Stimulus funds found for aboriginal communities
$170-million to address suicide and infant mortality rates that are disproportionately high in remote communities.
Campbell Clark
Ottawa — Globe and Mail Update
Mar. 04, 2010
The violence, poverty and social issues that plague Canada’s aboriginal population will be targeted with millions of dollars in new funding announced in Thursday’s budget.
A small but symbolic amount of $5-million has been set aside in each of the next two years to look into the "disturbingly high" number of aboriginal women who have gone missing or been murdered.
A much larger amount – $170-million next year – will go to improving aboriginal health. Specifically, it will address issues including the suicide and infant mortality rates that are disproportionately high in the country’s remote aboriginal communities.
There will be $53-million more for child and family services. And another $30-million will be spent to improve elementary and secondary education for Canada’s first nations.

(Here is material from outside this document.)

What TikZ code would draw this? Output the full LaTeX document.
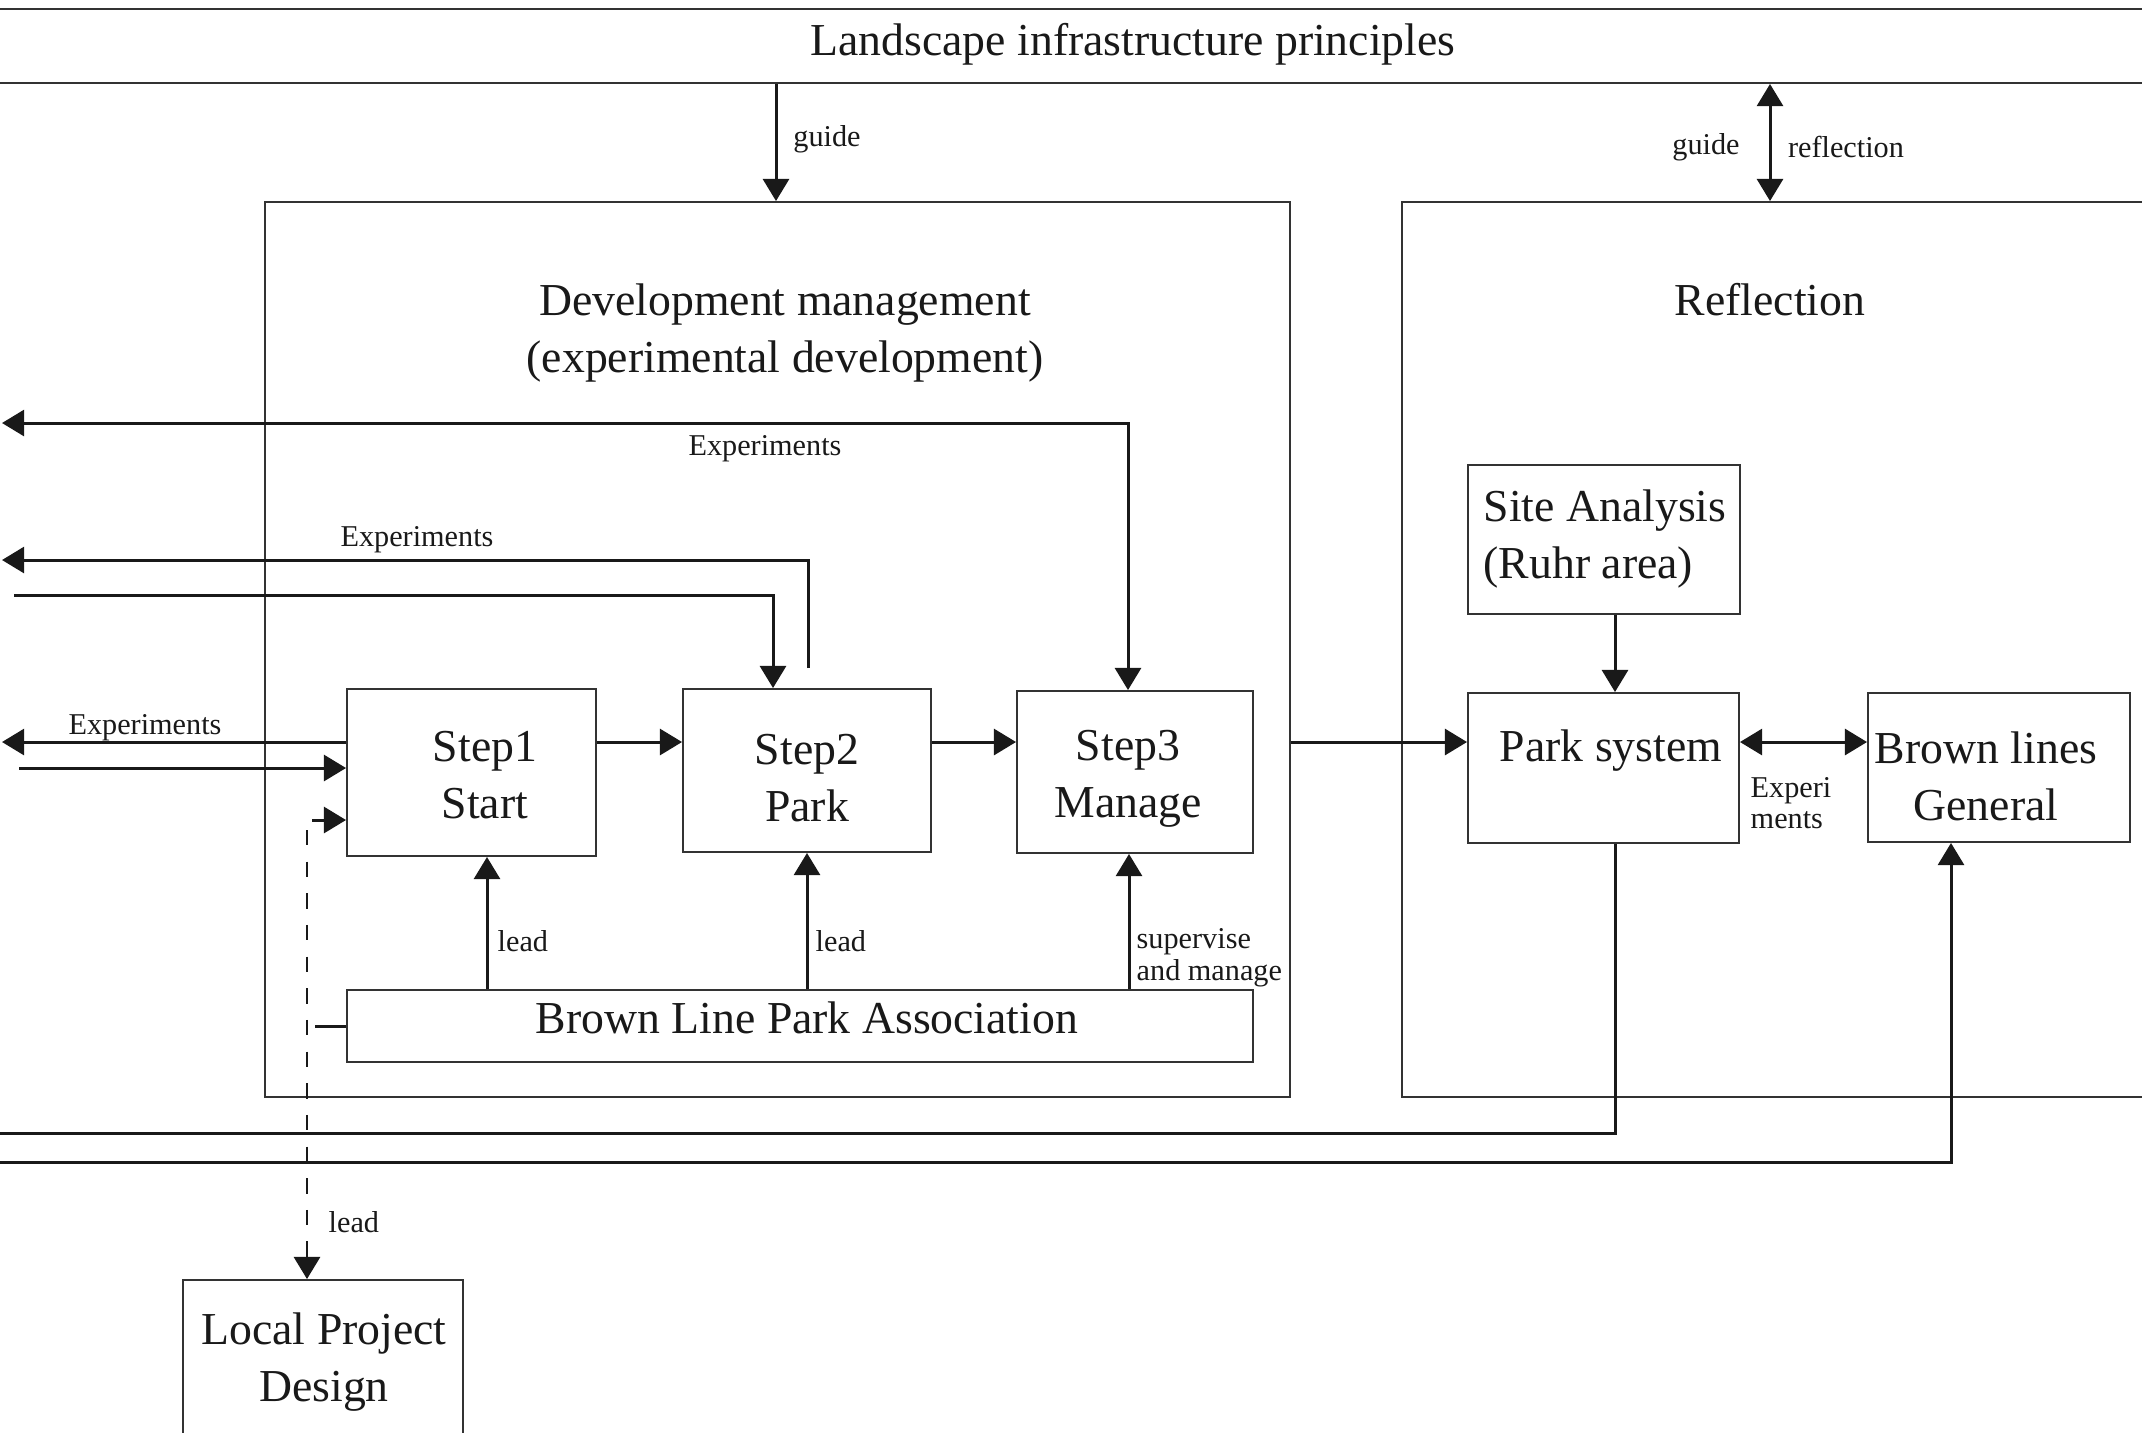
\documentclass[tikz,border=0pt]{standalone}
\usepackage{fontspec}
\setmainfont{Liberation Serif}
\usetikzlibrary{arrows.meta,fit,calc}
\newcommand\bigf{\fontsize{13}{16.2}\selectfont}
\newcommand\smf{\fontsize{8.6}{9}\selectfont}
\begin{document}
\begin{tikzpicture}[x=0.01cm,y=-0.01cm,
  box/.style={draw=black!80, line width=0.55pt, inner sep=0pt},
  conn/.style={line width=0.85pt, draw=black!90},
  arr/.style={conn, -{Triangle[length=6.3pt,width=7.4pt]}},
  arrb/.style={conn, {Triangle[length=6.3pt,width=7.4pt]}-{Triangle[length=6.3pt,width=7.4pt]}},
  darr/.style={conn, dash pattern=on 4.4pt off 4.6pt, -{Triangle[length=6.3pt,width=7.4pt]}},
  big/.style={font=\bigf, inner sep=0pt, align=center, text=black!90},
  lbl/.style={font=\smf, inner sep=0pt, text=black!90}]
\useasboundingbox (0,0) rectangle (2142,1432);
\clip (0,0) rectangle (2142,1432);
\fill[white] (0,0) rectangle (2142,1432);

% boxes
\node[box, fit={(-20,9)(2170,83)}] (lip) {};
\node[box, fit={(265,202)(1290,1097)}] (dev) {};
\node[box, fit={(1402,202)(2180,1097)}] (refl) {};
\node[box, fit={(347,689)(596,856)}] (s1) {};
\node[box, fit={(683,689)(931,852)}] (s2) {};
\node[box, fit={(1017,691)(1253,853)}] (s3) {};
\node[box, fit={(347,990)(1253,1062)}] (blpa) {};
\node[box, fit={(1468,465)(1740,614)}] (site) {};
\node[box, fit={(1468,693)(1739,843)}] (park) {};
\node[box, fit={(1868,693)(2130,842)}] (bl) {};
\node[box, fit={(183,1280)(463,1460)}] (lpd) {};

% texts
\node[big] (tlip) at (1133,44) {Landscape infrastructure principles};
\node[big] (tdev) at (785,333) {Development management\\(experimental development)};
\node[big] (trefl) at (1770,300) {Reflection};
\node[big] (ts1) at (485,775) {Step1\\Start};
\node[big] (ts2) at (807,778) {Step2\\Park};
\node[big] (ts3) at (1128,779) {Step3\\Manage};
\node[big, anchor=west, align=left] (tsite) at (1483,539) {Site Analysis\\(Ruhr area)};
\node[big] (tpark) at (1611,751) {Park system};
\node[big] (tbl) at (1986,776) {Brown lines\\General};
\node[big] (tblpa) at (807,1018) {Brown Line Park Association};
\node[big] (tlpd) at (324,1362) {Local Project\\Design};

\node[lbl] (g1) at (827,139) {guide};
\node[lbl] (g2) at (1706,147) {guide};
\node[lbl] (rf) at (1846,147) {reflection};
\node[lbl] (e1) at (765,449) {Experiments};
\node[lbl] (e2) at (417,540) {Experiments};
\node[lbl] (e3) at (145,728) {Experiments};
\node[lbl, anchor=west, align=left] (e4) at (1750,803) {Experi\\ments};
\node[lbl, anchor=west] (l1) at (497,941) {lead};
\node[lbl, anchor=west] (l2) at (815,941) {lead};
\node[lbl, anchor=west, align=left] (sm) at (1136,958) {supervise\\and manage};
\node[lbl, anchor=west] (l3) at (328,1222) {lead};

% helper coordinates
\coordinate (cg) at (776,0);
\coordinate (cr) at (1770,0);
\coordinate (row) at (0,742);
\coordinate (c1) at (487,0);
\coordinate (c2) at (807,0);
\coordinate (c3) at (1129,0);
\coordinate (cx) at (1615,0);
\coordinate (bx) at (1951,0);
\coordinate (L1) at (2,423);
\coordinate (L2) at (2,560);
\coordinate (L3) at (14,595);
\coordinate (L4) at (2,742);
\coordinate (L5) at (19,768);
\coordinate (L6) at (-5,1133);
\coordinate (L7) at (-5,1162);
\coordinate (k1) at (1128,0);
\coordinate (k2) at (808,668);
\coordinate (k3) at (773,0);
\coordinate (d1) at (307,830);
\coordinate (d2) at (312,820);
\coordinate (d3) at (315,1026);

% connectors
\draw[arr] (lip.south -| cg) -- (dev.north -| cg);
\draw[arrb] (lip.south -| cr) -- (refl.north -| cr);
\draw[arrb] (L1) -| (s3.north -| k1);
\draw[arr] (k2) |- (L2);
\draw[arr] (L3) -| (s2.north -| k3);
\draw[arr] (s1.west |- L4) -- (L4);
\draw[arr] (L5) -- (s1.west |- L5);
\draw[arr] (s1.east |- row) -- (s2.west |- row);
\draw[arr] (s2.east |- row) -- (s3.west |- row);
\draw[arr] (dev.east |- row) -- (park.west |- row);
\draw[arrb] (park.east |- row) -- (bl.west |- row);
\draw[arr] (site.south -| cx) -- (park.north -| cx);
\draw[conn] (park.south -| cx) |- (L6);
\draw[arr] (L7) -| (bl.south -| bx);
\draw[arr] (blpa.north -| c1) -- (s1.south -| c1);
\draw[arr] (blpa.north -| c2) -- (s2.south -| c2);
\draw[arr] (blpa.north -| c3) -- (s3.south -| c3);
\draw[darr] (d1) -- (lpd.north -| d1);
\draw[arr] (d2) -- (s1.west |- d2);
\draw[conn] (blpa.west |- d3) -- (d3);
\end{tikzpicture}
\end{document}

In addition, the federal government has allocated another $199-million over two years to provide counseling and emotional support to former inmates of aboriginal residential schools and their families. That follows a multi-billion settlement negotiated in 2006 with those who suffered physical and emotional abuse in those institutions and a subsequent apology from the people of Canada.
Not all of the promises to the first nations contained in the budget are monetary.
The government says it will make additional efforts to consult with aboriginal communities on energy and resource projects that affect them. And it will introduce initiatives that encourage direct taxation by aboriginal governments.
But the biggest measures contained in the budget for Canada’s aboriginal population are those that were announced last year when Ottawa embarked on a program of economic stimulus.
That spending package provided $285-million in the coming fiscal year for schools, water projects, health facilities and community services on reserves. And there are millions of dollars more for skills development and economic partnerships to foster job creation.